### Task requirements
Copy exactly the lines from the one containing "Clone this chart in Apache ECharts." through the one containing "25, interval: 5", both included, and leave out any pictures.

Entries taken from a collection

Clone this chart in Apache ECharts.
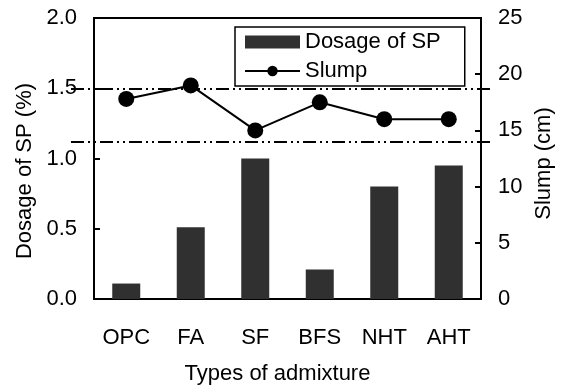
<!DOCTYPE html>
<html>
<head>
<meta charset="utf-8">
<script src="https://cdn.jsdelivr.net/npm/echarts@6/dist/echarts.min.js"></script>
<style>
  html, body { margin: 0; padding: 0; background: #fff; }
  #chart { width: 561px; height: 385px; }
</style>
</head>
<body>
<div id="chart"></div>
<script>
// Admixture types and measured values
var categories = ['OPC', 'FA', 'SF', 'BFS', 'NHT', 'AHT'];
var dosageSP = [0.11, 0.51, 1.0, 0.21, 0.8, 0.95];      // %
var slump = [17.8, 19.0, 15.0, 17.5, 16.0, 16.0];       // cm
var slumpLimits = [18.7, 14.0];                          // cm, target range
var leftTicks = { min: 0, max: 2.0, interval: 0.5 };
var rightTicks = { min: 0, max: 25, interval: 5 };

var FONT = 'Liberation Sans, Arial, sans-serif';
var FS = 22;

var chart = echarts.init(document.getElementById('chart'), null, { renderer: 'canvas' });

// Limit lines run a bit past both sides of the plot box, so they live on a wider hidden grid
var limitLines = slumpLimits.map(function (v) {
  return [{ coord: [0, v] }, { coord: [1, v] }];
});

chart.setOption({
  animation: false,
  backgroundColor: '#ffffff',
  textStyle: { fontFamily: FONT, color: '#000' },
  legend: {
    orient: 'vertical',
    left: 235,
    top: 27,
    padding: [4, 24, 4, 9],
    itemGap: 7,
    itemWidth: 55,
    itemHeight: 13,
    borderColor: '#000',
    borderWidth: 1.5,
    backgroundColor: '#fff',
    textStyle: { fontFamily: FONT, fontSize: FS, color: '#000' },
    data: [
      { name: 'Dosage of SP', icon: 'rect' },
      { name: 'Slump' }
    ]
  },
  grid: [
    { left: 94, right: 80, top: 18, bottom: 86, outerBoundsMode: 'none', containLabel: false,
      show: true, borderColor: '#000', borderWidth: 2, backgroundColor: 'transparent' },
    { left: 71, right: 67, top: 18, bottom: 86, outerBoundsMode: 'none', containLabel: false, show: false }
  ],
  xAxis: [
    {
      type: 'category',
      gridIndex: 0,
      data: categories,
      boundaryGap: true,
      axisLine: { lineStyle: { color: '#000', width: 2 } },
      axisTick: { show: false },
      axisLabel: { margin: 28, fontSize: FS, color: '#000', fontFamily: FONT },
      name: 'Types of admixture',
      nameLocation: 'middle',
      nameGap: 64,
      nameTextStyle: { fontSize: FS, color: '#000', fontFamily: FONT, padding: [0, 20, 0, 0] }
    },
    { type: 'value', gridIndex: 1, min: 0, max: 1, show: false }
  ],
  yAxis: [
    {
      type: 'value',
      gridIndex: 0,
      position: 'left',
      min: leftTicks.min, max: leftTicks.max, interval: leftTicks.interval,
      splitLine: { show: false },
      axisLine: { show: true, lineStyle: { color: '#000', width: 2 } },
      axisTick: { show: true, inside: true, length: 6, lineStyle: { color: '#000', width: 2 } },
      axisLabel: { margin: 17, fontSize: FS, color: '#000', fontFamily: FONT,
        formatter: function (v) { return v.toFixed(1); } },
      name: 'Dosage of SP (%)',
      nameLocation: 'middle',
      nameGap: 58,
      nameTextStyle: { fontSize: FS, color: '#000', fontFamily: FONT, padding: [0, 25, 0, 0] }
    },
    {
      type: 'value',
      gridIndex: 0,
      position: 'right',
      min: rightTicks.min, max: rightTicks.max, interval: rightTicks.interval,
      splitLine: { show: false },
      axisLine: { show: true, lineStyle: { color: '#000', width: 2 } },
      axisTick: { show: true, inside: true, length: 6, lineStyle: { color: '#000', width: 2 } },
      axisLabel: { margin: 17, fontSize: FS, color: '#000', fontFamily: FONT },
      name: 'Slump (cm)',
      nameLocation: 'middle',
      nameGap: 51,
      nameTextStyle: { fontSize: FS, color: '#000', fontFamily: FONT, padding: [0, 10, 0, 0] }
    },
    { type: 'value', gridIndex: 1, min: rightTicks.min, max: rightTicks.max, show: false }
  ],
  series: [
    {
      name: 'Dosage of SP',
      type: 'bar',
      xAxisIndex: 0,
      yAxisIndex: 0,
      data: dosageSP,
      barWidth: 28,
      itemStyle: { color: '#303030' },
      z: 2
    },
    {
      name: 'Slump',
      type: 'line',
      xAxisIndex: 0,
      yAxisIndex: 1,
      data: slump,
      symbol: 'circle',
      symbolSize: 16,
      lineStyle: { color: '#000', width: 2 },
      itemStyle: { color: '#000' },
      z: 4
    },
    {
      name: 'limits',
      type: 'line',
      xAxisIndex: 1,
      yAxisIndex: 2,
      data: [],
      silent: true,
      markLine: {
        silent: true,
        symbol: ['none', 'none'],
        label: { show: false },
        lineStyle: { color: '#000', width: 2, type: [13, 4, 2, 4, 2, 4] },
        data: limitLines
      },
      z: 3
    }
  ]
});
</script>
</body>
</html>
---
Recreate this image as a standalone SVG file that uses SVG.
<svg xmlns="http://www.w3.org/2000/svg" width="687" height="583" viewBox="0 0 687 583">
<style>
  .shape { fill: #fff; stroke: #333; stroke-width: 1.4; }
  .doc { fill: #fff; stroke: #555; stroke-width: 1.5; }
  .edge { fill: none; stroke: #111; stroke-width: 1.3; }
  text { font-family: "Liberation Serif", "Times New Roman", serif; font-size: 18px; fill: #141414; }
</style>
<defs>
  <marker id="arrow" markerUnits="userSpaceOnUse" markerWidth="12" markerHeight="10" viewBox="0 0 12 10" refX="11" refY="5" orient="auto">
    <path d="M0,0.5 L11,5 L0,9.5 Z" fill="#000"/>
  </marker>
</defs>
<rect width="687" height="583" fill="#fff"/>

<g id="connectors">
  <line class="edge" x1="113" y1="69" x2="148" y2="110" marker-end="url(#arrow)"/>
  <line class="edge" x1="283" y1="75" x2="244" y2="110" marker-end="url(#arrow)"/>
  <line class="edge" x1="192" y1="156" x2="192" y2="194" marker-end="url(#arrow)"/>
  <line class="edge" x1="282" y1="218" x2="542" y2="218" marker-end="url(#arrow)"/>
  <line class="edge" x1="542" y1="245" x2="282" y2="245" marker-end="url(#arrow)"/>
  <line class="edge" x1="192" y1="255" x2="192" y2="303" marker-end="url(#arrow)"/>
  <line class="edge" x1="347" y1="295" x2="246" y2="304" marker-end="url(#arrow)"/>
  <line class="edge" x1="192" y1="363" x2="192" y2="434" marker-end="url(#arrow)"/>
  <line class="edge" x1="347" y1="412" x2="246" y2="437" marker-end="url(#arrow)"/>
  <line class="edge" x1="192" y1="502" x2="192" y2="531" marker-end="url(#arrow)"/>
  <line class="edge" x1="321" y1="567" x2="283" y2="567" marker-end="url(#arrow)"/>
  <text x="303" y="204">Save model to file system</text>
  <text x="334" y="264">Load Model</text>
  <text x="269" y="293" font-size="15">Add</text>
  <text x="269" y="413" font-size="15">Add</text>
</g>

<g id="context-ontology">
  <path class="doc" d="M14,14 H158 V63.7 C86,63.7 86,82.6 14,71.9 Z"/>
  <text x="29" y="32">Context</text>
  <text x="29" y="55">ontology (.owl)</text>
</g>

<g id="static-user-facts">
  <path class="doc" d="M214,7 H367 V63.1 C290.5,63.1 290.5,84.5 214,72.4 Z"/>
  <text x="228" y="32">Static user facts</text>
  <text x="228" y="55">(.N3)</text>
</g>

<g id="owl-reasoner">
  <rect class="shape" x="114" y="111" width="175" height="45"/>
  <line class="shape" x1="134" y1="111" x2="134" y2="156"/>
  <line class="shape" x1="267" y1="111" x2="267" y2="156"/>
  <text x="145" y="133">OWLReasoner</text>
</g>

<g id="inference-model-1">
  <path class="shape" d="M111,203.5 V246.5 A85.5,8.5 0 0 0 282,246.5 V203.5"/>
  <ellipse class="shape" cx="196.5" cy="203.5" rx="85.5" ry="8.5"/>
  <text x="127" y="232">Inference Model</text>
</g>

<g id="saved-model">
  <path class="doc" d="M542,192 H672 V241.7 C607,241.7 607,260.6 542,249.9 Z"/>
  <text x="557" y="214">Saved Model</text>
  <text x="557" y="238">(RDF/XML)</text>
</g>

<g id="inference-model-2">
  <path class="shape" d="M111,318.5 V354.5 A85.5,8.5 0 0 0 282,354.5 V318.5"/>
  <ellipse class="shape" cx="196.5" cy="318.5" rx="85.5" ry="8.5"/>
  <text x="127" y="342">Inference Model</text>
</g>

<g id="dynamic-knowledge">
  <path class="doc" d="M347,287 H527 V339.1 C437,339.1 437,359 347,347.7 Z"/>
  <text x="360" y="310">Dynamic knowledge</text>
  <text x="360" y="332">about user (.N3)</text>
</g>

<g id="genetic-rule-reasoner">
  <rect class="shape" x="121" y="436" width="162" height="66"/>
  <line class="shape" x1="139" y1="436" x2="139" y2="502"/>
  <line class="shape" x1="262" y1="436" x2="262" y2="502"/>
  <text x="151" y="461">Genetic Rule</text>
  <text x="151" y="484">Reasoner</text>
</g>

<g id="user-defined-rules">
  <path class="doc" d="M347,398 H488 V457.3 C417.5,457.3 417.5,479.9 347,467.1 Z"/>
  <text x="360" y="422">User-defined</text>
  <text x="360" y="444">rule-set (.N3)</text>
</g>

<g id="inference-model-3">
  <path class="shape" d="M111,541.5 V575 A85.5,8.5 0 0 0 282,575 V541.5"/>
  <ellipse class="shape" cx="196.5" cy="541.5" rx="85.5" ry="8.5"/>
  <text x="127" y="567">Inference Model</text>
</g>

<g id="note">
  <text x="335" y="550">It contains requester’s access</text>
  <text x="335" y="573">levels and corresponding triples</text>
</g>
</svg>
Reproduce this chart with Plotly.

### Reply to the exercise
Clone this chart in Apache ECharts.
<!DOCTYPE html>
<html>
<head>
<meta charset="utf-8">
<script src="https://cdn.jsdelivr.net/npm/echarts@6/dist/echarts.min.js"></script>
<style>
  html, body { margin: 0; padding: 0; background: #fff; }
  #chart { width: 561px; height: 385px; }
</style>
</head>
<body>
<div id="chart"></div>
<script>
// Admixture types and measured values
var categories = ['OPC', 'FA', 'SF', 'BFS', 'NHT', 'AHT'];
var dosageSP = [0.11, 0.51, 1.0, 0.21, 0.8, 0.95];      // %
var slump = [17.8, 19.0, 15.0, 17.5, 16.0, 16.0];       // cm
var slumpLimits = [18.7, 14.0];                          // cm, target range
var leftTicks = { min: 0, max: 2.0, interval: 0.5 };
var rightTicks = { min: 0, max: 25, interval: 5 };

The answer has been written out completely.